O2 can also influence the aroma of wine. In white wine, oxidation initially leads to a loss of fruitiness and later honey, bee wax and acetaldehyde characters occur in the wine. Oxidation of white wine also leads to changes in fatty acid composition with an increase in furfural and eugenol (the latter has a clove-like character). O2 can, however, oxidise unwanted sulphur compounds, like H2S which has a rotten egg smell. It can also reduce green, reductive aromas in especially red wine, which probably originates from the so-called leaf alcohols. The general effect of O2 on the aroma of especially red wine is, however, not well known.

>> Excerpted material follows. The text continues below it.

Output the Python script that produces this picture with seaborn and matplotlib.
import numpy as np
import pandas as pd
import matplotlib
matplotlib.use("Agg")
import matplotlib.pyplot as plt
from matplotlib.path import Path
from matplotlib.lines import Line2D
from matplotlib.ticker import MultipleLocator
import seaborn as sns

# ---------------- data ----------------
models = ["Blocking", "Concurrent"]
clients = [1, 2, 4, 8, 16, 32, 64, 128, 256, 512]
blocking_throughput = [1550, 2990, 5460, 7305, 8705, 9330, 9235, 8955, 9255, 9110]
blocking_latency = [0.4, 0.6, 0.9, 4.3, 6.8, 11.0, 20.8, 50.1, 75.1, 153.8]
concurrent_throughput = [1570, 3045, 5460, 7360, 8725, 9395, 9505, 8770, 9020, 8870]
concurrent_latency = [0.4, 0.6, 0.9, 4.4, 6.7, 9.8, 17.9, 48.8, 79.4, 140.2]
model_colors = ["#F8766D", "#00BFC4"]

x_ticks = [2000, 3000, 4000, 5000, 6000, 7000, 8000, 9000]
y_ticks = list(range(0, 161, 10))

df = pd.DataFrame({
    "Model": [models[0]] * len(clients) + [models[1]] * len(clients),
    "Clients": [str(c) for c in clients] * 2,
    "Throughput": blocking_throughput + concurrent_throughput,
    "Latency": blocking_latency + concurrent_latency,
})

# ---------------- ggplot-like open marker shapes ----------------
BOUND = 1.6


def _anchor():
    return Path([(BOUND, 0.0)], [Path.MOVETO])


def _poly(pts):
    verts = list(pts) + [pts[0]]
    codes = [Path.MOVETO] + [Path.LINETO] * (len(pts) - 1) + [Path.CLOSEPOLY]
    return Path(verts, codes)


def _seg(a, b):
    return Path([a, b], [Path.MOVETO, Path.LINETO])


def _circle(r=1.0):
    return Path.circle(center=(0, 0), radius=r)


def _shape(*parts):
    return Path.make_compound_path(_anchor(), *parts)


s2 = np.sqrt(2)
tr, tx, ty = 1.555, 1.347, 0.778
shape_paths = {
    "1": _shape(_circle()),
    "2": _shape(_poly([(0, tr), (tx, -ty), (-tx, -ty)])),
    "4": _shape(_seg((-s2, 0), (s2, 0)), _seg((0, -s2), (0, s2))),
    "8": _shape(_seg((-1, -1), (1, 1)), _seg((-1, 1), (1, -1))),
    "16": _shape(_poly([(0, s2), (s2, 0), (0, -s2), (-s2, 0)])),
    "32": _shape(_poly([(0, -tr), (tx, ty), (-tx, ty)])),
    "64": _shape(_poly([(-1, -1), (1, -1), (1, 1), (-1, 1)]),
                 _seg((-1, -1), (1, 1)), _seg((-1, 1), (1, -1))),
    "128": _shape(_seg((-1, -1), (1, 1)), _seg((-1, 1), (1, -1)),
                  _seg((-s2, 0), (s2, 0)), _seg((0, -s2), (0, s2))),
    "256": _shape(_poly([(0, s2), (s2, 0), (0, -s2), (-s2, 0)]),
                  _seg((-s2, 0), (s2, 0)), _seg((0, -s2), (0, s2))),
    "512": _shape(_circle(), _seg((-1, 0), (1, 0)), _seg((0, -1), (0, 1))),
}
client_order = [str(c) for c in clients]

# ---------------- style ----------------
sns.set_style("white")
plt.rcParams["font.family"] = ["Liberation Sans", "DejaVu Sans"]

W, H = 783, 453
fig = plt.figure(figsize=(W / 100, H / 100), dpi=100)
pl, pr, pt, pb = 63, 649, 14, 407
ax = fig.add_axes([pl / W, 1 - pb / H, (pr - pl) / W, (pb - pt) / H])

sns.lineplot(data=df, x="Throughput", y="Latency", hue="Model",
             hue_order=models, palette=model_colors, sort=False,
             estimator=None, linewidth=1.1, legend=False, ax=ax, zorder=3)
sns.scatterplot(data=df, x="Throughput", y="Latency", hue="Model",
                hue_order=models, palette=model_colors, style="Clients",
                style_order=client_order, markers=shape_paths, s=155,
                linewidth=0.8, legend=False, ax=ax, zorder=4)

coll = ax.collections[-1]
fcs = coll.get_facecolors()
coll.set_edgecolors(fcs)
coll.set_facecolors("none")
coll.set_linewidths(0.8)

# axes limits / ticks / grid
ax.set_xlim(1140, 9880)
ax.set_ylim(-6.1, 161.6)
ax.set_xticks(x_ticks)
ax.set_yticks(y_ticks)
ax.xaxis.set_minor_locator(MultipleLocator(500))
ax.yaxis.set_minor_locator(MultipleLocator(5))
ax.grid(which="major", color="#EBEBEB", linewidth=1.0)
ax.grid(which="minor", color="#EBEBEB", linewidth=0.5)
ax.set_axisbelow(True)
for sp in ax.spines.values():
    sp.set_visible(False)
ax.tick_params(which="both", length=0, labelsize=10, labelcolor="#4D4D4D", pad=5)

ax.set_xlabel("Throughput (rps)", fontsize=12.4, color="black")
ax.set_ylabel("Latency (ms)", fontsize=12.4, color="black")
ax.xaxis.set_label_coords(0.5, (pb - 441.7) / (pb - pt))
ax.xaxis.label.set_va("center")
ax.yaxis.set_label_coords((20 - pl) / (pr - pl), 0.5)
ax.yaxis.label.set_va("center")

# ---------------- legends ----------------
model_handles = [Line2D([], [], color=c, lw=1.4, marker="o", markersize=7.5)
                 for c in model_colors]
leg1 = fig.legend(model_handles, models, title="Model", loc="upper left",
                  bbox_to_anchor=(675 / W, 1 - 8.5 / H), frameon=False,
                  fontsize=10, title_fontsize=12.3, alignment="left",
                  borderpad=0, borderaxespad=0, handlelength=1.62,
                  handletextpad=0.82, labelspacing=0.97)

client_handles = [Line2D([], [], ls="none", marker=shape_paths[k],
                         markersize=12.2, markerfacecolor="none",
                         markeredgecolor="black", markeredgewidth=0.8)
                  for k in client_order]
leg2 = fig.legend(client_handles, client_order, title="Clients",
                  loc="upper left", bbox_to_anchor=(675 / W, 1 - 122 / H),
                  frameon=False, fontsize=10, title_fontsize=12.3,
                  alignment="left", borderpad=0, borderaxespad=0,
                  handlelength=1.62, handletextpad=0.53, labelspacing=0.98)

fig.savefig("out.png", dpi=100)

O2 can also influence the microbial status of wine. Acetic acid bacteria (AAB) are aerobic micro-organisms and thus can grow relatively quickly in wine if enough O2 is available. It has been proven that during barrel ageing AAB numbers increase after each racking procedure, which enhances O2 pick-up and then decrease again when the O2 starts to disappear from the wine. AAB produce high concentrations of acetic acid from ethanol, while producing higher concentrations of acetaldehyde under more anaerobic conditions. Our studies so far had, however, showed that AAB could survive under relatively anaerobic conditions in wine. The spoilage yeast Brettanomyces can also survive in wine, with O2 enhancing its growth in both must and wine. Brettanomyces can produce high concentrations of volatile phenols that have a medicinal, horse-like aroma. Normal wine yeast, Saccharomyces cerevisiae, also needs O2 to complete a successful fermentation. S. cerevisiae uses O2 to produce certain fatty acids, which is incorporated into its cell wall which contributes to the yeasts ethanol tolerance.

It is thus clear that O2 can either be a friend or foe of the winemaker. The next article will deal with the addition or prevention of O2 during the winemaking process.

Literature cited

Ferreira, V. Escudero, A., Purification, F. and Cacho, J.F. 1997 Changes in the profile of volatile compounds in white wines stored under oxygen ad their relationship with the browning process. Z. Lebens, Unters Forsch A. 205: 392-396.

Pickering,-G 1998 The effects of juice hyperoxidation on the sensory properties of Riesling wine. Australian-Grapegrower-&-Winemakermaker. (419): 18-20

Ribereau-Gyon, P. et al. Handbook of Enology: Vol 2: The Chemistry of Winemaking. 2000

Saucier, C., Little, D. Glories, Y. 1997. First evidence of acetaldehyde condensation products in red wine. . American Journal of Enology and viticulture. 48. 370-373.

Schneider,V. 1998 Must Hyperoxidation: A Review. American Journal of Enology and Viticulture; 49: 65 - 73.

Singleton, V. L. 1987. Oxygen with phenols and related reactions in musts, wines and model solutions: observations and practical implications. American Journal of Enology and Viticulture. 38. 69-77.